| TASK OBJECTIVE |
Write the lines out again, from the top of the material to the line containing "const legendNames = ['3-level", pictures excluded.

| SOURCE EXCERPT |
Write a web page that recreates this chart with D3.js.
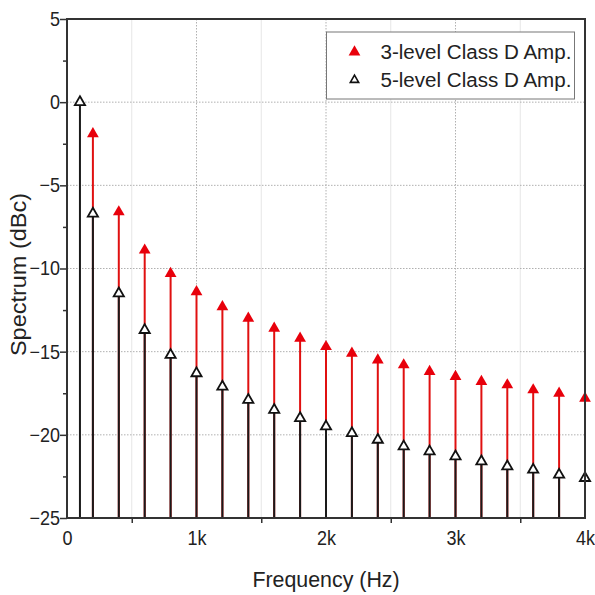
<!DOCTYPE html>
<html>
<head>
<meta charset="utf-8">
<script src="https://cdn.jsdelivr.net/npm/d3@7"></script>
<style>
  body { margin: 0; background: #fff; }
  svg { display: block; font-family: "Liberation Sans", Arial, sans-serif; }
</style>
</head>
<body>
<div id="chart"></div>
<script>
// 数据
const freq3 = [200, 400, 600, 800, 1000, 1200, 1400, 1600, 1800, 2000, 2200, 2400, 2600, 2800, 3000, 3200, 3400, 3600, 3800, 4000];
const level3 = [-1.9, -6.6, -8.9, -10.3, -11.4, -12.3, -13.0, -13.6, -14.2, -14.7, -15.1, -15.5, -15.8, -16.2, -16.5, -16.8, -17.0, -17.3, -17.5, -17.8];
const freq5 = [100, 200, 400, 600, 800, 1000, 1200, 1400, 1600, 1800, 2000, 2200, 2400, 2600, 2800, 3000, 3200, 3400, 3600, 3800, 4000];
const level5 = [0, -6.7, -11.5, -13.7, -15.2, -16.3, -17.1, -17.9, -18.5, -19.0, -19.5, -19.9, -20.3, -20.7, -21.0, -21.3, -21.6, -21.9, -22.1, -22.4, -22.6];
const xTicks = [0, 1000, 2000, 3000, 4000];
const xTickLabels = ['0', '1k', '2k', '3k', '4k'];
const yTicks = [5, 0, -5, -10, -15, -20, -25];
const legendNames = ['3-level Class D Amp.', '5-level Class D Amp.'];

const W = 595, H = 595;
const margin = { top: 19, right: 10, bottom: 77, left: 67 };
const iw = W - margin.left - margin.right;
const ih = H - margin.top - margin.bottom;
// 文字略微压窄
const squeeze = 'scale(0.9,1)';

const svg = d3.select('#chart').append('svg')
  .attr('width', W).attr('height', H);
const g = svg.append('g')
  .attr('transform', `translate(${margin.left},${margin.top})`);

const x = d3.scaleLinear().domain([0, 4000]).range([0, iw]);
const y = d3.scaleLinear().domain([-25, 5]).range([ih, 0]);

// 网格
const minorX = d3.range(500, 4000, 1000);
g.append('g').selectAll('line').data(minorX).join('line')
  .attr('x1', d => x(d)).attr('x2', d => x(d))
  .attr('y1', 0).attr('y2', ih)
  .attr('stroke', '#e6e6e6').attr('stroke-width', 1);
g.append('g').selectAll('line').data(xTicks.slice(1, -1)).join('line')
  .attr('x1', d => x(d)).attr('x2', d => x(d))
  .attr('y1', 0).attr('y2', ih)
  .attr('stroke', '#b0b0b0').attr('stroke-width', 1).attr('stroke-dasharray', '1.5,1.5');
g.append('g').selectAll('line').data(yTicks.slice(1, -1)).join('line')
  .attr('x1', 0).attr('x2', iw)
  .attr('y1', d => y(d)).attr('y2', d => y(d))
  .attr('stroke', '#b0b0b0').attr('stroke-width', 1).attr('stroke-dasharray', '1.5,1.5');

// 坐标轴
const xAxis = g.append('g')
  .attr('transform', `translate(0,${ih})`)
  .call(d3.axisBottom(x).tickValues(xTicks).tickFormat((d, i) => xTickLabels[i]).tickSize(0).tickPadding(9));
const xMinor = g.append('g')
  .attr('transform', `translate(0,${ih})`)
  .call(d3.axisBottom(x).tickValues(minorX).tickFormat('').tickSize(5));
const yAxis = g.append('g')
  .call(d3.axisLeft(y).tickValues(yTicks).tickFormat(d3.format('d')).tickSize(7).tickPadding(0));
const yMinor = g.append('g')
  .call(d3.axisLeft(y).tickValues(d3.range(-22.5, 5, 5)).tickFormat('').tickSize(4));
[xAxis, xMinor, yAxis, yMinor].forEach(a => {
  a.select('.domain').remove();
  a.selectAll('.tick line').attr('stroke', '#333').attr('stroke-width', 1.5);
  a.selectAll('text').attr('font-size', 20).attr('fill', '#222')
    .attr('font-family', '"Liberation Sans", Arial, sans-serif');
});
xAxis.selectAll('text').attr('dy', '0.9em').attr('transform', squeeze);
yAxis.selectAll('text').attr('transform', 'translate(-7,0) ' + squeeze).attr('x', null);

// 茎线
const stems3 = freq3.map((f, i) => ({ f, v: level3[i] }));
const stems5 = freq5.map((f, i) => ({ f, v: level5[i] }));

g.append('g').selectAll('line').data(stems3).join('line')
  .attr('x1', d => x(d.f)).attr('x2', d => x(d.f))
  .attr('y1', ih).attr('y2', d => y(d.v))
  .attr('stroke', '#e01010').attr('stroke-width', 2);
g.append('g').selectAll('line').data(stems5).join('line')
  .attr('x1', d => x(d.f)).attr('x2', d => x(d.f))
  .attr('y1', ih).attr('y2', d => y(d.v))
  .attr('stroke', '#1a1a1a').attr('stroke-width', 2);

const tri = d3.symbol().type(d3.symbolTriangle);
g.append('g').selectAll('path').data(stems3).join('path')
  .attr('transform', d => `translate(${x(d.f)},${y(d.v)})`)
  .attr('d', tri.size(60))
  .attr('fill', '#e8000b');
g.append('g').selectAll('path').data(stems5).join('path')
  .attr('transform', d => `translate(${x(d.f)},${y(d.v)})`)
  .attr('d', tri.size(45))
  .attr('fill', '#fff').attr('stroke', '#111').attr('stroke-width', 1.8);

// 边框
g.append('rect')
  .attr('width', iw).attr('height', ih)
  .attr('fill', 'none').attr('stroke', '#333').attr('stroke-width', 2);

// 图例
const lg = g.append('g').attr('transform', `translate(${x(2000) + 0.5},${13})`);
lg.append('rect')
  .attr('width', 248).attr('height', 67)
  .attr('fill', '#fff').attr('stroke', '#777').attr('stroke-width', 1);
legendNames.forEach((name, i) => {
  const row = lg.append('g').attr('transform', `translate(0,${20 + i * 28})`);
  row.append('path')
    .attr('transform', 'translate(28,0)')
    .attr('d', tri.size(i === 0 ? 60 : 30))
    .attr('fill', i === 0 ? '#e8000b' : '#fff')
    .attr('stroke', i === 0 ? 'none' : '#111')
    .attr('stroke-width', 1.6);
  row.append('text')
    .attr('transform', 'translate(54,0) scale(0.98,1)')
    .attr('dy', '0.35em')
    .attr('font-size', 21).attr('fill', '#222')
    .text(name);
});

// 轴标题
svg.append('text')
  .attr('transform', `translate(${margin.left + iw / 2},587) scale(0.93,1)`)
  .attr('text-anchor', 'middle')
  .attr('font-size', 23).attr('fill', '#222')
  .text('Frequency (Hz)');
svg.append('text')
  .attr('transform', `translate(26,${margin.top + ih / 2 + 6}) rotate(-90) scale(1,0.92)`)
  .attr('text-anchor', 'middle')
  .attr('font-size', 23.5).attr('fill', '#222')
  .text('Spectrum (dBc)');
</script>
</body>
</html>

| FINISHED ANSWER |
Write a web page that recreates this chart with D3.js.
<!DOCTYPE html>
<html>
<head>
<meta charset="utf-8">
<script src="https://cdn.jsdelivr.net/npm/d3@7"></script>
<style>
  body { margin: 0; background: #fff; }
  svg { display: block; font-family: "Liberation Sans", Arial, sans-serif; }
</style>
</head>
<body>
<div id="chart"></div>
<script>
// 数据
const freq3 = [200, 400, 600, 800, 1000, 1200, 1400, 1600, 1800, 2000, 2200, 2400, 2600, 2800, 3000, 3200, 3400, 3600, 3800, 4000];
const level3 = [-1.9, -6.6, -8.9, -10.3, -11.4, -12.3, -13.0, -13.6, -14.2, -14.7, -15.1, -15.5, -15.8, -16.2, -16.5, -16.8, -17.0, -17.3, -17.5, -17.8];
const freq5 = [100, 200, 400, 600, 800, 1000, 1200, 1400, 1600, 1800, 2000, 2200, 2400, 2600, 2800, 3000, 3200, 3400, 3600, 3800, 4000];
const level5 = [0, -6.7, -11.5, -13.7, -15.2, -16.3, -17.1, -17.9, -18.5, -19.0, -19.5, -19.9, -20.3, -20.7, -21.0, -21.3, -21.6, -21.9, -22.1, -22.4, -22.6];
const xTicks = [0, 1000, 2000, 3000, 4000];
const xTickLabels = ['0', '1k', '2k', '3k', '4k'];
const yTicks = [5, 0, -5, -10, -15, -20, -25];
const legendNames = ['3-level Class D Amp.', '5-level Class D Amp.'];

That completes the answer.